El autorretrato como testimonio, vestigio, huella no de lo que es sino de lo
que fue, concluye Pascual, bajo un eterno fracaso. Al final, el detenimiento de
ese tiempo es sometido a la misma continuidad antinómica del mismo. Así, la
lucha es una causa perdida, una lucha genuina en la que se sabe, de antemano, y
no por eso se desfallece en el intento, que la batalla está perdida. El intento
pictórico en lugar de ir construyendo una única imagen de sí mismo, un final
feliz en el autorretrato encuentra las diferentes consecuencias del siglo que
nos traspasa, una mera continuidad de fragmentos de la vida de quien se atrapa;
un individuo terriblemente fragmentado, que, sin embargo, es incapaz de dejar
de mirarse y en ese mirarse contiene al mundo a menos de un tiro de piedra,
como héroe griego.
III
Raúl
Zárate me contó hace un tiempo que a los ocho años emprendió el viaje
paramiano, mejor referencia no se puede encontrar a lo que su obra apunta como
he escrito renglones arriba. El signo de sus tiempos, dos de mis abuelos, que
aún viven también, vivieron el mismo drama. A diferencia de mi abuela, que
buscó en el naciente D. F. y de mi abuelo que encontró en Houston, A Raúl le
sugirieron buscar en Tamaulipas. Viajó hasta Tijuana donde finalmente
encontraría a su padre como encontraría también una gonorrea que desribe casi
con sorna. Sacrificó la vida de la casa materna por aventuras ignotas.
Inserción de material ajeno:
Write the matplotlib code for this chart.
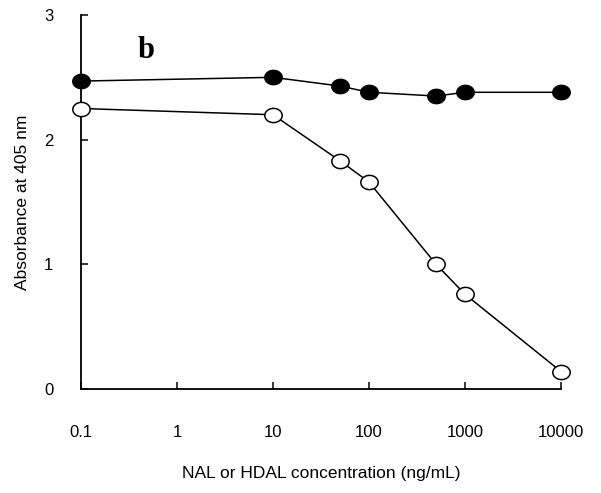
import numpy as np
import matplotlib.pyplot as plt
from matplotlib.path import Path

# concentrations (ng/mL)
conc = [0.1, 10, 50, 100, 500, 1000, 10000]
# absorbance at 405 nm
nal_abs = [2.47, 2.50, 2.43, 2.38, 2.35, 2.38, 2.38]    # filled circles
hdal_abs = [2.25, 2.20, 1.83, 1.66, 1.00, 0.76, 0.14]   # open circles

x_ticks = [0.1, 1, 10, 100, 1000, 10000]
x_tick_labels = ["0.1", "1", "10", "100", "1000", "10000"]
y_ticks = [0, 1, 2, 3]

plt.rcParams['font.family'] = ['Liberation Sans', 'DejaVu Sans']

# slightly flattened circle, like the original markers
t = np.linspace(0, 2 * np.pi, 60)
ellipse = Path(np.column_stack([np.cos(t), 0.82 * np.sin(t)]), closed=True)

fig = plt.figure(figsize=(6.01, 4.93), dpi=100)
ax = fig.add_axes([81 / 601, 104 / 493, 480 / 601, 374 / 493])

ax.plot(conc, nal_abs, color='black', lw=1.1, marker=ellipse, ms=12.5,
        mfc='black', mec='black', mew=1.1, clip_on=False, zorder=3)
ax.plot(conc, hdal_abs, color='black', lw=1.1, marker=ellipse, ms=12.5,
        mfc='white', mec='black', mew=1.1, clip_on=False, zorder=3)

ax.set_xscale('log')
ax.set_xlim(0.1, 10000)
ax.set_ylim(0, 3)
ax.set_xticks(x_ticks)
ax.set_xticklabels(x_tick_labels)
ax.minorticks_off()
ax.set_yticks(y_ticks)

for side in ['top', 'right']:
    ax.spines[side].set_visible(False)
for side in ['left', 'bottom']:
    ax.spines[side].set_linewidth(1.3)

ax.tick_params(axis='x', direction='in', length=5, width=1.1, pad=26, labelsize=12)
ax.tick_params(axis='y', direction='in', length=5, width=1.1, pad=20, labelsize=12)

ax.set_xlabel("NAL or HDAL concentration (ng/mL)", fontsize=12.5)
ax.xaxis.set_label_coords(0.5, -0.205)
ax.set_ylabel("Absorbance at 405 nm", fontsize=12.5)
ax.yaxis.set_label_coords(-0.107, 0.5)

ax.text(0.135, 0.906, "b", transform=ax.transAxes, fontsize=22,
        fontweight='bold', family='Liberation Serif', ha='center', va='center')

fig.savefig("out.png", dpi=100)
Escenificó aquella parábola que me parece tan literaria, la del hijo pródigo.
Era un tiempo posrevolucionario y de precariedad, de analfabetismo y de
descubrimiento del mundo, ya lo he mencionado. La experiencia de
encuentro, siempre decepcionante con lo
otro, con ese horizonte que no prometía sino hinojos, quizá le hizo retornar
como el hijo pródigo al lugar de origen, a donde todo poeta regresa, al ideal
de ciudad que derramó, como se puede confirmar en sus cuadros, durante largo
tiempo, esa ciudad infantil, esa tierra prometida de la que salido alguna vez
para buscarse el mundo.
Los
rasgos que cumple Zárate en su vida, son rasgos del marginal, del profeta, del
hijo pródigo, del que hace de su vida una obra de arte: la pintura, ésta que no
sólo devela, sino que extrae las sensaciones humanas, y hace que suceda la
experiencia artística. No hay en esta obra un sujeto mirando ni mucho menos una
experiencia de fascinación solamente; no sólo un objeto inanimado que está a
disposición para vérsele sino el fenómeno de ligazón entre el que mira y lo que
es mirado:El fenómeno.
Es
cierto que verle a oscuras y dependiente me ha conmovido, pero hoy como nunca
la pintura de "el jefe", ha logrado desenterrar al punto de la
transformación, lo que Ricoeur, suele llamar Felling. Ha sido el encuentro con la obra una lapidaria experiencia
del suspiro que aspira a la comprensión del mundo de la vida; me he quedado
también con la certeza de que la conciencia de esta comprensión no es posible
sino a través del recuerdo, la formación de la sensibilidad y la familiaridad
con la obra artística, con el hombre mismo que es, como diría John Wilmot, el
único experimento interesante, cuando él es su propio objeto de estudio.